> Exercise requirements
Quote every line as written. Omit pictures.

> Provided material
******

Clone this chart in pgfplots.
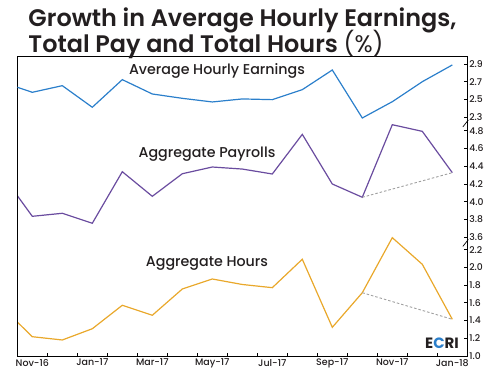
\documentclass[border=0pt]{standalone}
\usepackage{fontspec}
\setmainfont{Poppins}
\newfontfamily\semib{Poppins SemiBold}
\newfontfamily\medf{Poppins Medium}
\usepackage{pgfplots}
\pgfplotsset{compat=1.18}
\definecolor{ahe}{HTML}{2B7FCB}
\definecolor{pay}{HTML}{6A4C9F}
\definecolor{hrs}{HTML}{E9A82B}
\definecolor{txt}{HTML}{231F20}
\definecolor{dgray}{HTML}{A0A0A0}
\pgfplotsset{panel/.style={
  scale only axis, width=450bp, height=299.5bp, at={(0,0)}, anchor=south west,
  xmin=-0.5, xmax=14.5,
  axis line style={line width=0.9bp, black},
  ytick pos=right, yticklabel pos=right, tick align=inside,
  major tick length=3bp, minor tick length=3bp,
  tick style={line width=0.8bp, black},
  yticklabel style={font=\medf\fontsize{9.3}{10}\selectfont, text=txt, xshift=-1.5bp,
    /pgf/number format/fixed, /pgf/number format/fixed zerofill, /pgf/number format/precision=1},
  /pgf/number format/assume math mode=true,
  xtick=\empty,
  every axis plot/.append style={line width=1.2bp, mark=none},
}}
\begin{document}
\begin{tikzpicture}
\path[use as bounding box] (-17.3bp,-19bp) rectangle (477.7bp,356bp);
% bottom panel: Aggregate Hours
\begin{axis}[panel, ymin=1.0, ymax=4.384, ytick={1.0,1.2,...,2.21},
  xtick={0,2,...,14}, xticklabels={Nov-16,Jan-17,Mar-17,May-17,Jul-17,Sep-17,Nov-17,Jan-18},
  xtick pos=bottom, major x tick style={draw=none},
  minor xtick={0.5,1.5,...,13.5},
  xticklabel style={font=\medf\fontsize{9.5}{10}\selectfont, text=txt, yshift=0.5bp}]
\addplot[hrs] coordinates {(-0.5,1.384) (0,1.218) (1,1.181) (2,1.308) (3,1.573) (4,1.460) (5,1.757) (6,1.870) (7,1.808) (8,1.772) (9,2.093) (10,1.324) (11,1.715) (12,2.337) (13,2.036) (14,1.415)};
\addplot[dgray, line width=0.9bp, dash pattern=on 2.5bp off 2bp] coordinates {(11,1.715) (14,1.415)};
\end{axis}
% middle panel: Aggregate Payrolls
\begin{axis}[panel, ymin=2.2554, ymax=5.6398, ytick={3.6,3.8,...,4.81}]
\addplot[pay] coordinates {(-0.5,4.067) (0,3.834) (1,3.868) (2,3.755) (3,4.338) (4,4.060) (5,4.315) (6,4.391) (7,4.368) (8,4.312) (9,4.760) (10,4.199) (11,4.049) (12,4.869) (13,4.794) (14,4.327)};
\addplot[dgray, line width=0.9bp, dash pattern=on 2.5bp off 2bp] coordinates {(11,4.049) (14,4.327)};
\end{axis}
% top panel: Average Hourly Earnings
\begin{axis}[panel, ymin=-0.3994, ymax=2.9846, ytick={2.3,2.5,...,2.91}]
\addplot[ahe] coordinates {(-0.5,2.637) (0,2.580) (1,2.655) (2,2.411) (3,2.723) (4,2.561) (5,2.512) (6,2.471) (7,2.505) (8,2.497) (9,2.610) (10,2.832) (11,2.290) (12,2.474) (13,2.700) (14,2.889)};
\end{axis}
% axis break marks
\draw[line width=0.7bp, black] (445.5bp,229bp) -- (451bp,236bp);
\draw[line width=0.7bp, black] (445.5bp,109.5bp) -- (451bp,116.5bp);
% series labels
\node[font=\medf\fontsize{14.3}{14}\selectfont, text=txt] at (199.7bp,285bp) {Average Hourly Earnings};
\node[font=\medf\fontsize{14.3}{14}\selectfont, text=txt] at (189.7bp,202bp) {Aggregate Payrolls};
\node[font=\medf\fontsize{14.3}{14}\selectfont, text=txt] at (189.7bp,92.7bp) {Aggregate Hours};
% title
\node[anchor=base west, inner sep=0pt, font=\semib\fontsize{24}{24}\selectfont, text=txt] at (11bp,329.3bp) {Growth in Average Hourly Earnings,};
\node[anchor=base west, inner sep=0pt, font=\semib\fontsize{24}{24}\selectfont, text=txt] at (11bp,303.7bp) {Total Pay and Total Hours {\normalfont\fontsize{24}{24}\selectfont(\%)}};
% logo
\node[font=\bfseries\fontsize{15}{15}\selectfont, text=txt, inner sep=0pt] at (424.7bp,13bp) {E\textcolor{ahe}{C}RI};
\end{tikzpicture}
\end{document}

******

> Solution to this task
Clone this chart in pgfplots.
\documentclass[border=0pt]{standalone}
\usepackage{fontspec}
\setmainfont{Poppins}
\newfontfamily\semib{Poppins SemiBold}
\newfontfamily\medf{Poppins Medium}
\usepackage{pgfplots}
\pgfplotsset{compat=1.18}
\definecolor{ahe}{HTML}{2B7FCB}
\definecolor{pay}{HTML}{6A4C9F}
\definecolor{hrs}{HTML}{E9A82B}
\definecolor{txt}{HTML}{231F20}
\definecolor{dgray}{HTML}{A0A0A0}
\pgfplotsset{panel/.style={
  scale only axis, width=450bp, height=299.5bp, at={(0,0)}, anchor=south west,
  xmin=-0.5, xmax=14.5,
  axis line style={line width=0.9bp, black},
  ytick pos=right, yticklabel pos=right, tick align=inside,
  major tick length=3bp, minor tick length=3bp,
  tick style={line width=0.8bp, black},
  yticklabel style={font=\medf\fontsize{9.3}{10}\selectfont, text=txt, xshift=-1.5bp,
    /pgf/number format/fixed, /pgf/number format/fixed zerofill, /pgf/number format/precision=1},
  /pgf/number format/assume math mode=true,
  xtick=\empty,
  every axis plot/.append style={line width=1.2bp, mark=none},
}}
\begin{document}
\begin{tikzpicture}
\path[use as bounding box] (-17.3bp,-19bp) rectangle (477.7bp,356bp);
% bottom panel: Aggregate Hours
\begin{axis}[panel, ymin=1.0, ymax=4.384, ytick={1.0,1.2,...,2.21},
  xtick={0,2,...,14}, xticklabels={Nov-16,Jan-17,Mar-17,May-17,Jul-17,Sep-17,Nov-17,Jan-18},
  xtick pos=bottom, major x tick style={draw=none},
  minor xtick={0.5,1.5,...,13.5},
  xticklabel style={font=\medf\fontsize{9.5}{10}\selectfont, text=txt, yshift=0.5bp}]
\addplot[hrs] coordinates {(-0.5,1.384) (0,1.218) (1,1.181) (2,1.308) (3,1.573) (4,1.460) (5,1.757) (6,1.870) (7,1.808) (8,1.772) (9,2.093) (10,1.324) (11,1.715) (12,2.337) (13,2.036) (14,1.415)};
\addplot[dgray, line width=0.9bp, dash pattern=on 2.5bp off 2bp] coordinates {(11,1.715) (14,1.415)};
\end{axis}
% middle panel: Aggregate Payrolls
\begin{axis}[panel, ymin=2.2554, ymax=5.6398, ytick={3.6,3.8,...,4.81}]
\addplot[pay] coordinates {(-0.5,4.067) (0,3.834) (1,3.868) (2,3.755) (3,4.338) (4,4.060) (5,4.315) (6,4.391) (7,4.368) (8,4.312) (9,4.760) (10,4.199) (11,4.049) (12,4.869) (13,4.794) (14,4.327)};
\addplot[dgray, line width=0.9bp, dash pattern=on 2.5bp off 2bp] coordinates {(11,4.049) (14,4.327)};
\end{axis}
% top panel: Average Hourly Earnings
\begin{axis}[panel, ymin=-0.3994, ymax=2.9846, ytick={2.3,2.5,...,2.91}]
\addplot[ahe] coordinates {(-0.5,2.637) (0,2.580) (1,2.655) (2,2.411) (3,2.723) (4,2.561) (5,2.512) (6,2.471) (7,2.505) (8,2.497) (9,2.610) (10,2.832) (11,2.290) (12,2.474) (13,2.700) (14,2.889)};
\end{axis}
% axis break marks
\draw[line width=0.7bp, black] (445.5bp,229bp) -- (451bp,236bp);
\draw[line width=0.7bp, black] (445.5bp,109.5bp) -- (451bp,116.5bp);
% series labels
\node[font=\medf\fontsize{14.3}{14}\selectfont, text=txt] at (199.7bp,285bp) {Average Hourly Earnings};
\node[font=\medf\fontsize{14.3}{14}\selectfont, text=txt] at (189.7bp,202bp) {Aggregate Payrolls};
\node[font=\medf\fontsize{14.3}{14}\selectfont, text=txt] at (189.7bp,92.7bp) {Aggregate Hours};
% title
\node[anchor=base west, inner sep=0pt, font=\semib\fontsize{24}{24}\selectfont, text=txt] at (11bp,329.3bp) {Growth in Average Hourly Earnings,};
\node[anchor=base west, inner sep=0pt, font=\semib\fontsize{24}{24}\selectfont, text=txt] at (11bp,303.7bp) {Total Pay and Total Hours {\normalfont\fontsize{24}{24}\selectfont(\%)}};
% logo
\node[font=\bfseries\fontsize{15}{15}\selectfont, text=txt, inner sep=0pt] at (424.7bp,13bp) {E\textcolor{ahe}{C}RI};
\end{tikzpicture}
\end{document}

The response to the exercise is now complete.